To do: Skip the pictures. Reproduce all other material exactly.

Given information:
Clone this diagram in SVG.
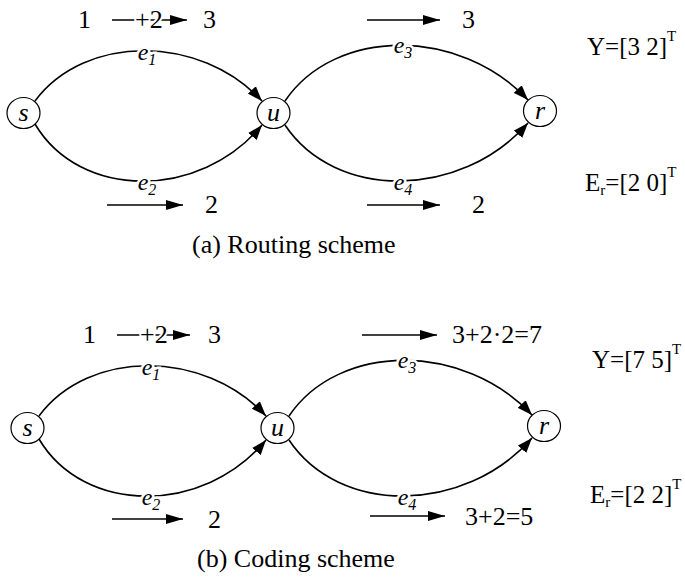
<svg xmlns="http://www.w3.org/2000/svg" width="685" height="579" viewBox="0 0 685 579">
<style>
  .t { font-family: "Liberation Serif", "Times New Roman", serif; fill: #000; }
  .num { font-size: 26px; }
  .cap { font-size: 26px; }
  .lab { font-size: 25px; }
  .sup { font-size: 15px; }
  .nl { font-size: 26px; font-style: italic; text-anchor: middle; }
  .el { font-size: 24px; font-style: italic; text-anchor: middle; stroke: #fff; stroke-width: 5px; paint-order: stroke; }
  .node { fill: #fff; stroke: #000; stroke-width: 1.2; }
  .edge { fill: none; stroke: #000; stroke-width: 1.6; marker-end: url(#ah); }
  .flow { fill: none; stroke: #000; stroke-width: 1.5; marker-end: url(#fh); }
  .wb { stroke: #fff; stroke-width: 4px; paint-order: stroke; }
</style>
<defs>
  <marker id="ah" markerUnits="userSpaceOnUse" markerWidth="16" markerHeight="12" refX="15" refY="6" orient="auto" viewBox="0 0 16 12">
    <path d="M0,0.5 L15,6 L0,11.5 Z" fill="#000"/>
  </marker>
  <marker id="fh" markerUnits="userSpaceOnUse" markerWidth="18" markerHeight="12" refX="17" refY="6" orient="auto" viewBox="0 0 18 12">
    <path d="M0,1 L17,6 L0,11 Z" fill="#000"/>
  </marker>
</defs>

<!-- Panel (a) -->
<g id="connectors-a">
  <path class="edge" d="M35,101 C85,34 200,34 262,101"/>
  <path class="edge" d="M35,124 C80,200 200,200 262,125"/>
  <path class="edge" d="M285,101 C335,27 460,27 528,100"/>
  <path class="edge" d="M285,125 C335,200 460,200 528,123"/>
  <line class="flow" x1="112" y1="20" x2="187" y2="20"/>
  <line class="flow" x1="367" y1="20" x2="440" y2="20"/>
  <line class="flow" x1="107" y1="205" x2="183" y2="205"/>
  <line class="flow" x1="367" y1="205" x2="440" y2="205"/>
</g>
<g id="node-s-a"><ellipse class="node" cx="23.5" cy="113" rx="16.5" ry="15.5"/><text class="t nl" x="23.5" y="121">s</text></g>
<g id="node-u-a"><ellipse class="node" cx="273.5" cy="113" rx="16.5" ry="15.5"/><text class="t nl" x="273.5" y="121">u</text></g>
<g id="node-r-a"><ellipse class="node" cx="540" cy="111" rx="16.5" ry="15.5"/><text class="t nl" x="540" y="119">r</text></g>
<g id="labels-a">
  <text class="t el" x="147" y="60">e<tspan font-size="16" dy="5">1</tspan></text>
  <text class="t el" x="147" y="190">e<tspan font-size="16" dy="5">2</tspan></text>
  <text class="t el" x="403" y="53">e<tspan font-size="16" dy="5">3</tspan></text>
  <text class="t el" x="403" y="190">e<tspan font-size="16" dy="5">4</tspan></text>
  <text class="t num" x="78" y="28">1</text>
  <text class="t num wb" x="135" y="28">+2</text>
  <text class="t num" x="203" y="28">3</text>
  <text class="t num" x="462" y="28">3</text>
  <text class="t num" x="205" y="213">2</text>
  <text class="t num" x="472" y="213">2</text>
  <text class="t lab" x="587" y="55">Y=[3 2]<tspan class="sup" dy="-14">T</tspan></text>
  <text class="t lab" x="585" y="191">E<tspan class="sup" dy="4">r</tspan><tspan dy="-4">=[2 0]</tspan><tspan class="sup" dy="-14">T</tspan></text>
  <text class="t cap" x="192" y="253">(a) Routing scheme</text>
</g>

<!-- Panel (b) -->
<g id="connectors-b">
  <path class="edge" d="M39,416 C89,349 204,349 266,416"/>
  <path class="edge" d="M39,439 C84,515 204,515 266,440"/>
  <path class="edge" d="M289,416 C339,342 464,342 532,415"/>
  <path class="edge" d="M289,440 C339,515 464,515 532,438"/>
  <line class="flow" x1="117" y1="335" x2="190" y2="335"/>
  <line class="flow" x1="362" y1="335" x2="437" y2="335"/>
  <line class="flow" x1="112" y1="519" x2="183" y2="519"/>
  <line class="flow" x1="370" y1="516" x2="445" y2="516"/>
</g>
<g id="node-s-b"><ellipse class="node" cx="27.5" cy="428" rx="16.5" ry="15.5"/><text class="t nl" x="27.5" y="436">s</text></g>
<g id="node-u-b"><ellipse class="node" cx="277.5" cy="428" rx="16.5" ry="15.5"/><text class="t nl" x="277.5" y="436">u</text></g>
<g id="node-r-b"><ellipse class="node" cx="544" cy="426" rx="16.5" ry="15.5"/><text class="t nl" x="544" y="434">r</text></g>
<g id="labels-b">
  <text class="t el" x="151" y="375">e<tspan font-size="16" dy="5">1</tspan></text>
  <text class="t el" x="151" y="505">e<tspan font-size="16" dy="5">2</tspan></text>
  <text class="t el" x="407" y="368">e<tspan font-size="16" dy="5">3</tspan></text>
  <text class="t el" x="407" y="505">e<tspan font-size="16" dy="5">4</tspan></text>
  <text class="t num" x="83" y="343">1</text>
  <text class="t num wb" x="140" y="343">+2</text>
  <text class="t num" x="208" y="343">3</text>
  <text class="t num" x="452" y="343">3+2·2=7</text>
  <text class="t num" x="208" y="528">2</text>
  <text class="t num" x="465" y="525">3+2=5</text>
  <text class="t lab" x="592" y="368">Y=[7 5]<tspan class="sup" dy="-14">T</tspan></text>
  <text class="t lab" x="590" y="503">E<tspan class="sup" dy="4">r</tspan><tspan dy="-4">=[2 2]</tspan><tspan class="sup" dy="-14">T</tspan></text>
  <text class="t cap" x="197" y="567">(b) Coding scheme</text>
</g>
</svg>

Output:
Clone this diagram in SVG.
<svg xmlns="http://www.w3.org/2000/svg" width="685" height="579" viewBox="0 0 685 579">
<style>
  .t { font-family: "Liberation Serif", "Times New Roman", serif; fill: #000; }
  .num { font-size: 26px; }
  .cap { font-size: 26px; }
  .lab { font-size: 25px; }
  .sup { font-size: 15px; }
  .nl { font-size: 26px; font-style: italic; text-anchor: middle; }
  .el { font-size: 24px; font-style: italic; text-anchor: middle; stroke: #fff; stroke-width: 5px; paint-order: stroke; }
  .node { fill: #fff; stroke: #000; stroke-width: 1.2; }
  .edge { fill: none; stroke: #000; stroke-width: 1.6; marker-end: url(#ah); }
  .flow { fill: none; stroke: #000; stroke-width: 1.5; marker-end: url(#fh); }
  .wb { stroke: #fff; stroke-width: 4px; paint-order: stroke; }
</style>
<defs>
  <marker id="ah" markerUnits="userSpaceOnUse" markerWidth="16" markerHeight="12" refX="15" refY="6" orient="auto" viewBox="0 0 16 12">
    <path d="M0,0.5 L15,6 L0,11.5 Z" fill="#000"/>
  </marker>
  <marker id="fh" markerUnits="userSpaceOnUse" markerWidth="18" markerHeight="12" refX="17" refY="6" orient="auto" viewBox="0 0 18 12">
    <path d="M0,1 L17,6 L0,11 Z" fill="#000"/>
  </marker>
</defs>

<!-- Panel (a) -->
<g id="connectors-a">
  <path class="edge" d="M35,101 C85,34 200,34 262,101"/>
  <path class="edge" d="M35,124 C80,200 200,200 262,125"/>
  <path class="edge" d="M285,101 C335,27 460,27 528,100"/>
  <path class="edge" d="M285,125 C335,200 460,200 528,123"/>
  <line class="flow" x1="112" y1="20" x2="187" y2="20"/>
  <line class="flow" x1="367" y1="20" x2="440" y2="20"/>
  <line class="flow" x1="107" y1="205" x2="183" y2="205"/>
  <line class="flow" x1="367" y1="205" x2="440" y2="205"/>
</g>
<g id="node-s-a"><ellipse class="node" cx="23.5" cy="113" rx="16.5" ry="15.5"/><text class="t nl" x="23.5" y="121">s</text></g>
<g id="node-u-a"><ellipse class="node" cx="273.5" cy="113" rx="16.5" ry="15.5"/><text class="t nl" x="273.5" y="121">u</text></g>
<g id="node-r-a"><ellipse class="node" cx="540" cy="111" rx="16.5" ry="15.5"/><text class="t nl" x="540" y="119">r</text></g>
<g id="labels-a">
  <text class="t el" x="147" y="60">e<tspan font-size="16" dy="5">1</tspan></text>
  <text class="t el" x="147" y="190">e<tspan font-size="16" dy="5">2</tspan></text>
  <text class="t el" x="403" y="53">e<tspan font-size="16" dy="5">3</tspan></text>
  <text class="t el" x="403" y="190">e<tspan font-size="16" dy="5">4</tspan></text>
  <text class="t num" x="78" y="28">1</text>
  <text class="t num wb" x="135" y="28">+2</text>
  <text class="t num" x="203" y="28">3</text>
  <text class="t num" x="462" y="28">3</text>
  <text class="t num" x="205" y="213">2</text>
  <text class="t num" x="472" y="213">2</text>
  <text class="t lab" x="587" y="55">Y=[3 2]<tspan class="sup" dy="-14">T</tspan></text>
  <text class="t lab" x="585" y="191">E<tspan class="sup" dy="4">r</tspan><tspan dy="-4">=[2 0]</tspan><tspan class="sup" dy="-14">T</tspan></text>
  <text class="t cap" x="192" y="253">(a) Routing scheme</text>
</g>

<!-- Panel (b) -->
<g id="connectors-b">
  <path class="edge" d="M39,416 C89,349 204,349 266,416"/>
  <path class="edge" d="M39,439 C84,515 204,515 266,440"/>
  <path class="edge" d="M289,416 C339,342 464,342 532,415"/>
  <path class="edge" d="M289,440 C339,515 464,515 532,438"/>
  <line class="flow" x1="117" y1="335" x2="190" y2="335"/>
  <line class="flow" x1="362" y1="335" x2="437" y2="335"/>
  <line class="flow" x1="112" y1="519" x2="183" y2="519"/>
  <line class="flow" x1="370" y1="516" x2="445" y2="516"/>
</g>
<g id="node-s-b"><ellipse class="node" cx="27.5" cy="428" rx="16.5" ry="15.5"/><text class="t nl" x="27.5" y="436">s</text></g>
<g id="node-u-b"><ellipse class="node" cx="277.5" cy="428" rx="16.5" ry="15.5"/><text class="t nl" x="277.5" y="436">u</text></g>
<g id="node-r-b"><ellipse class="node" cx="544" cy="426" rx="16.5" ry="15.5"/><text class="t nl" x="544" y="434">r</text></g>
<g id="labels-b">
  <text class="t el" x="151" y="375">e<tspan font-size="16" dy="5">1</tspan></text>
  <text class="t el" x="151" y="505">e<tspan font-size="16" dy="5">2</tspan></text>
  <text class="t el" x="407" y="368">e<tspan font-size="16" dy="5">3</tspan></text>
  <text class="t el" x="407" y="505">e<tspan font-size="16" dy="5">4</tspan></text>
  <text class="t num" x="83" y="343">1</text>
  <text class="t num wb" x="140" y="343">+2</text>
  <text class="t num" x="208" y="343">3</text>
  <text class="t num" x="452" y="343">3+2·2=7</text>
  <text class="t num" x="208" y="528">2</text>
  <text class="t num" x="465" y="525">3+2=5</text>
  <text class="t lab" x="592" y="368">Y=[7 5]<tspan class="sup" dy="-14">T</tspan></text>
  <text class="t lab" x="590" y="503">E<tspan class="sup" dy="4">r</tspan><tspan dy="-4">=[2 2]</tspan><tspan class="sup" dy="-14">T</tspan></text>
  <text class="t cap" x="197" y="567">(b) Coding scheme</text>
</g>
</svg>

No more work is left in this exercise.